Earlier this year in Oregon, as they did in California several years ago, the American Fuel and Petrochemical Manufacturers (AFPM), together with American Trucking Alliance (ATA) and Consumer Energy Alliance (CEA), filed a federal lawsuit to try and derail a cutting-edge, scientifically-based, and legally sound clean fuel standard. Not discouraged by their recent losses challenging California’s clean fuels program (the Low Carbon Fuel Standard, or LCFS) in the Ninth Circuit Court of Appeals and U.S. Supreme Court, the plaintiffs have proceeded with nearly identical constitutional law arguments – simply recycling issues and claims that were rejected many months ago.
Like the California LCFS, the Oregon Clean Fuels Program reduces the carbon intensity of transportation fuels by requiring fuel sold in state to have reduced lifecycle greenhouse gas (GHG) emissions. Compliance is based on the schedule developed by the Oregon Department of Environmental Protection and designed to spur innovation in the fuel sector, as the California Low Carbon Fuel Standard has already done. The fuels program itself does not choose a formula for carbon reduction, but allows the market to find the best path forward.
A significant portion of Oregon’s climate pollution comes from the use of gasoline and diesel in transportation, as it does in many other U.S. states, and it’s high time for Oregonians to have access to cleaner burning, lower carbon alternative fuels. Once in use, these alternatives not only cut climate pollution, they also deliver reduced emissions of multiple air contaminants that damage the health of the public while also improving energy security. In light of these substantial benefits to the people and economy of Oregon, on March 12, 2015, Governor Kate Brown signed a bill passed by the state legislature that removes the sunset date established in the 2009 law, allowing the Oregon Clean Fuels Program to move forward unimpeded.
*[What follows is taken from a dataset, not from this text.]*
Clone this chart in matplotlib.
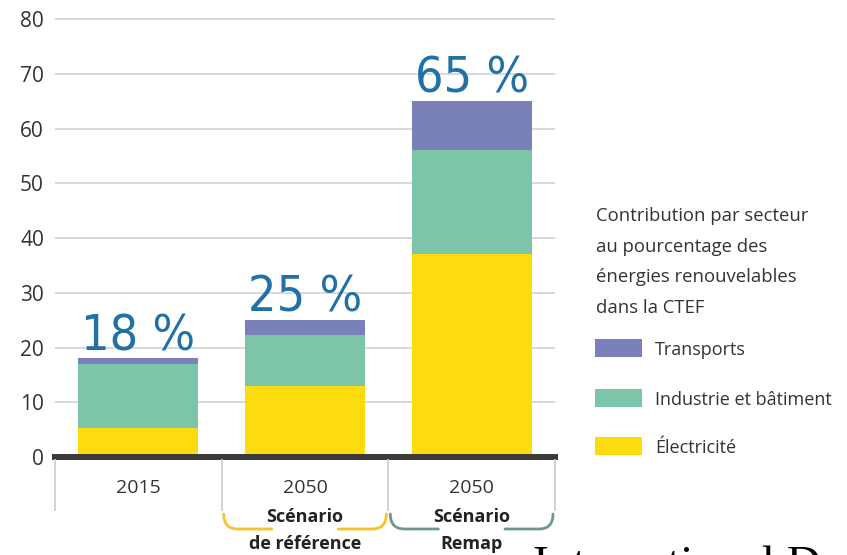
import matplotlib
matplotlib.use("Agg")
import matplotlib.pyplot as plt
from matplotlib.path import Path
from matplotlib.patches import PathPatch, Rectangle
from matplotlib.lines import Line2D
from matplotlib.transforms import blended_transform_factory

plt.rcParams["font.family"] = ["Open Sans", "DejaVu Sans"]

# ---- data -------------------------------------------------------------
categories = ["2015", "2050", "2050"]
scenario_line1 = ["", "Scénario", "Scénario"]
scenario_line2 = ["", "de référence", "Remap"]
electricite = [5.3, 13.0, 37.0]
industrie = [11.7, 9.2, 19.0]
transports = [1.0, 2.8, 9.0]
series_names = ["Transports", "Industrie et bâtiment", "Électricité"]
legend_title = ["Contribution par secteur", "au pourcentage des",
                "énergies renouvelables", "dans la CTEF"]
yticks = [0, 10, 20, 30, 40, 50, 60, 70, 80]

# ---- style ------------------------------------------------------------
COL_ELEC = "#fcdb0f"
COL_IND = "#7cc5a8"
COL_TRA = "#7a80b9"
COL_PCT = "#2271a5"
COL_TXT = "#333333"
BRACKET_COLORS = [None, "#f5c42a", "#6f9a82"]

W, H = 847, 555
fig = plt.figure(figsize=(W / 100, H / 100), dpi=100)
fig.patch.set_facecolor("white")


def fx(px):
    return px / W


def fy(py):
    return 1 - py / H


# plot area: value 0 sits at y=457 px, one unit = 5.475 px
px_per_unit = 5.475
ymax = 81
ax = fig.add_axes([fx(55), fy(457), 500 / W, ymax * px_per_unit / H])
ax.set_xlim(-0.5, 2.5)
ax.set_ylim(0, ymax)

x = list(range(len(categories)))
width = 0.72
bottom2 = [a + b for a, b in zip(electricite, industrie)]
totals = [a + b for a, b in zip(bottom2, transports)]

ax.bar(x, electricite, width=width, color=COL_ELEC, zorder=3)
ax.bar(x, industrie, width=width, bottom=electricite, color=COL_IND, zorder=3)
ax.bar(x, transports, width=width, bottom=bottom2, color=COL_TRA, zorder=3)

ax.set_yticks(yticks)
ax.yaxis.grid(True, color="#d8d8d8", linewidth=1.4)
ax.set_axisbelow(True)
for s in ax.spines.values():
    s.set_visible(False)
ax.set_xticks([])
ax.tick_params(axis="y", length=0, pad=8, labelsize=15, labelcolor=COL_TXT)
ax.axhline(0, color="#3a3a3a", linewidth=4.3, zorder=4, clip_on=False)

# share of renewables above each bar
for xi, t in zip(x, totals):
    ax.annotate(f"{round(t)} %", xy=(xi, t), xytext=(0, 6),
                textcoords="offset points", ha="center", va="baseline",
                fontsize=36, color=COL_PCT,
                family=["Liberation Sans Narrow", "DejaVu Sans"],
                fontstretch="condensed")

# category labels below the axis
trans = blended_transform_factory(ax.transData, fig.transFigure)
for xi, cat, l1, l2 in zip(x, categories, scenario_line1, scenario_line2):
    ax.text(xi, fy(488), cat, transform=trans, ha="center", va="center",
            fontsize=14, color=COL_TXT)
    if l1:
        ax.text(xi, fy(517), l1, transform=trans, ha="center", va="center",
                fontsize=13, fontweight="bold", color="#222222")
        ax.text(xi, fy(544), l2, transform=trans, ha="center", va="center",
                fontsize=13, fontweight="bold", color="#222222")

# separators between categories
for xb in [-0.5, 0.5, 1.5, 2.5]:
    fig.add_artist(Line2D([xb, xb], [fy(460), fy(510)], transform=trans,
                          color="#cfcfcf", linewidth=1.3))

# brackets under the scenario names
r = 0.085
gap = 0.012
y_top, y_bot = fy(514), fy(529)
for xi, col in zip(x, BRACKET_COLORS):
    if col is None:
        continue
    xl, xr = xi - 0.5 + gap, xi + 0.5 - gap
    left = Path([(xl, y_top), (xl, y_bot), (xl + r, y_bot), (xi - 0.2, y_bot)],
                [Path.MOVETO, Path.CURVE3, Path.CURVE3, Path.LINETO])
    right = Path([(xi + 0.2, y_bot), (xr - r, y_bot), (xr, y_bot), (xr, y_top)],
                 [Path.MOVETO, Path.LINETO, Path.CURVE3, Path.CURVE3])
    for p in (left, right):
        fig.add_artist(PathPatch(p, transform=trans, facecolor="none",
                                 edgecolor=col, linewidth=2.0,
                                 capstyle="round"))

# legend block
title_baselines = [221, 252, 282, 313]
for line, yb in zip(legend_title, title_baselines):
    fig.text(fx(596), fy(yb), line, ha="left", va="baseline",
             fontsize=13.3, color=COL_TXT)

legend_colors = [COL_TRA, COL_IND, COL_ELEC]
rect_tops = [339, 389, 437]
label_baselines = [355, 405, 453]
for name, col, top, yb in zip(series_names, legend_colors, rect_tops,
                              label_baselines):
    fig.add_artist(Rectangle((fx(595), fy(top + 18)), 47 / W, 18 / H,
                             transform=fig.transFigure, facecolor=col,
                             edgecolor="none"))
    fig.text(fx(655), fy(yb), name, ha="left", va="baseline",
             fontsize=13, color=COL_TXT)

# running text of the page continuing below
fig.text(fx(533), fy(545), "International D", ha="left", va="top",
         fontsize=34, family="Liberation Serif", color="black")

fig.savefig("out.png", dpi=100)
AFPM’s attack on the Oregon program comes despite a comprehensive decision from the Ninth Circuit Court of Appeals (whose territory covers both Oregon and California) that rejected many similar arguments against the California LCFS. In its decision, the Ninth Circuit emphasized that “California should be encouraged to continue and to expand its efforts to find a workable solution to lower carbon emissions, or to slow their rise. If no such solution is found, California residents and people worldwide will suffer great harm. We will not at the outset block California from developing this innovative, nondiscriminatory regulation to impede global warming.”
Now it is Oregon’s turn to innovate, and it is imperative the state be allowed to move forward to deliver low carbon solutions to all Oregonians. To further this effort, recently Environmental Defense Fund (EDF) and four other environmental NGOs were granted leave to participate in the case, joining the states of California and Washington as intervenor-defendants supporting the Oregon Clean Fuels Program.
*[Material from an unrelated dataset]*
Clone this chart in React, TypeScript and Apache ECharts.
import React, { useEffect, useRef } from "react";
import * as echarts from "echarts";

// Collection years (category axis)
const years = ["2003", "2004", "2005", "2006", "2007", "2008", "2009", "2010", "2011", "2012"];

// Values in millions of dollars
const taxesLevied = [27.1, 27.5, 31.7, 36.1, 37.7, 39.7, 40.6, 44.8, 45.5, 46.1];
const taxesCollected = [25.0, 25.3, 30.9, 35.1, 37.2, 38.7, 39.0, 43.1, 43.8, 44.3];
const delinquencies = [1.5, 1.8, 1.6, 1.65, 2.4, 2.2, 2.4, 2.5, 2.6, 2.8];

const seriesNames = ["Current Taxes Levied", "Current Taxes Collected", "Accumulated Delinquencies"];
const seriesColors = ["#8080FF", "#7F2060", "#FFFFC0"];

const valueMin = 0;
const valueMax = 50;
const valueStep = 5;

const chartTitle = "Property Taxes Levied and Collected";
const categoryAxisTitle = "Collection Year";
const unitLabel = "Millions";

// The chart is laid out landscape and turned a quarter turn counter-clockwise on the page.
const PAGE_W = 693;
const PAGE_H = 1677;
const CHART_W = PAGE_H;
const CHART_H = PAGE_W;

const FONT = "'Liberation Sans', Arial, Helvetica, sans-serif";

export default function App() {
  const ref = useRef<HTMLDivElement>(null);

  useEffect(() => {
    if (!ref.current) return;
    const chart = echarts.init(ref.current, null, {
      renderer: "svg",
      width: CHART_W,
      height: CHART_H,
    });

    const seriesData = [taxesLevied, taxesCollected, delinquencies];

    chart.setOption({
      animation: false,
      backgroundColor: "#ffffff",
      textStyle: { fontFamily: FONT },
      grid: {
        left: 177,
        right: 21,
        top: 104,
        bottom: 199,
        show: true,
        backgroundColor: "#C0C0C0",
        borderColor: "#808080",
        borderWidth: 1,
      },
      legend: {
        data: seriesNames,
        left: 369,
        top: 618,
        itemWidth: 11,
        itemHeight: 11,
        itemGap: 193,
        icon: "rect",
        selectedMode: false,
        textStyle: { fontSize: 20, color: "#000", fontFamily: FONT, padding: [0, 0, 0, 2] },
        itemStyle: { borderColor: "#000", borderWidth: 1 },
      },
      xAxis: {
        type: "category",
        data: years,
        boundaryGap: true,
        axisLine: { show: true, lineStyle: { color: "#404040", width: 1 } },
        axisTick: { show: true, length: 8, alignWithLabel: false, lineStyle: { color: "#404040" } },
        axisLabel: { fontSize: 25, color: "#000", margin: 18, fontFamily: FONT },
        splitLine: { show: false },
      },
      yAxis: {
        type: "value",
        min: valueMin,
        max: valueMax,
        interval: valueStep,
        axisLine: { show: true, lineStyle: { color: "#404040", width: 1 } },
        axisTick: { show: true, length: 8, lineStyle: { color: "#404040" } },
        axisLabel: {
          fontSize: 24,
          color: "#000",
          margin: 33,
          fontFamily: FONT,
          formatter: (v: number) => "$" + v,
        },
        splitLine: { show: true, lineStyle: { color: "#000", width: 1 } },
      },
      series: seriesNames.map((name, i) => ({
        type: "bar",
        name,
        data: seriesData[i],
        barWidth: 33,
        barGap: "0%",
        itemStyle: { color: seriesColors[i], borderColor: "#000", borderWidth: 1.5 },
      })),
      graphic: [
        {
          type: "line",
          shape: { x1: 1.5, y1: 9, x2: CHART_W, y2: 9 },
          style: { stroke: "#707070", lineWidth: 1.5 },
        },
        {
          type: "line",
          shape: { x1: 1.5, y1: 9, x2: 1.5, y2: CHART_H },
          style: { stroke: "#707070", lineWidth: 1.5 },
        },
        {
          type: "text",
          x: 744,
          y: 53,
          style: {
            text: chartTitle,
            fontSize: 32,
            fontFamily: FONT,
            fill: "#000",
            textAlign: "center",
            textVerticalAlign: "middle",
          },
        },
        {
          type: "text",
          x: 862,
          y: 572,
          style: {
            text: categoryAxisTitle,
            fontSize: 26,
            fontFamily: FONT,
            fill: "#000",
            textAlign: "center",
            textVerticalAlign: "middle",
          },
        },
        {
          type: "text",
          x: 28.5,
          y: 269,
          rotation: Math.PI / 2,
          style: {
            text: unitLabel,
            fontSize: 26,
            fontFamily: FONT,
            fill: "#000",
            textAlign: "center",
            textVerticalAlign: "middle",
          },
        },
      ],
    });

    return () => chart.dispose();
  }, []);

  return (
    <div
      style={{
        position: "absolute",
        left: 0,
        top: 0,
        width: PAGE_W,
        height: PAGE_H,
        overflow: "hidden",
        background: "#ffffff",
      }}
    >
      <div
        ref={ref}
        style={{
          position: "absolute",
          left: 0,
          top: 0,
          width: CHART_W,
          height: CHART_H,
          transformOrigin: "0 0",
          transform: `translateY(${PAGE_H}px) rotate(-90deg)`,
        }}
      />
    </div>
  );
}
That AFPM, et al., seek to recycle previously rejected legal arguments in an effort to derail Oregon’s Clean Fuels Standard is not surprising. After all, alternative fuels like natural gas and biogas, advanced biofuels, electricity, and hydrogen take away from the market share traditionally occupied by gas and diesel producers. And, since these fuels cut local pollution, diversify the fuel mix, and give consumers more and better options, it’s also no surprise environmental groups and the other states in the pacific coast fuel market have stepped up to help defend the suit.
Given the action taken by Oregon’s legislature and governor, along with the past court opinions on many of the legal issues at play, it begs the question: shouldn’t these companies focus their attention on innovating less-polluting fuels rather than litigating to derail these policies?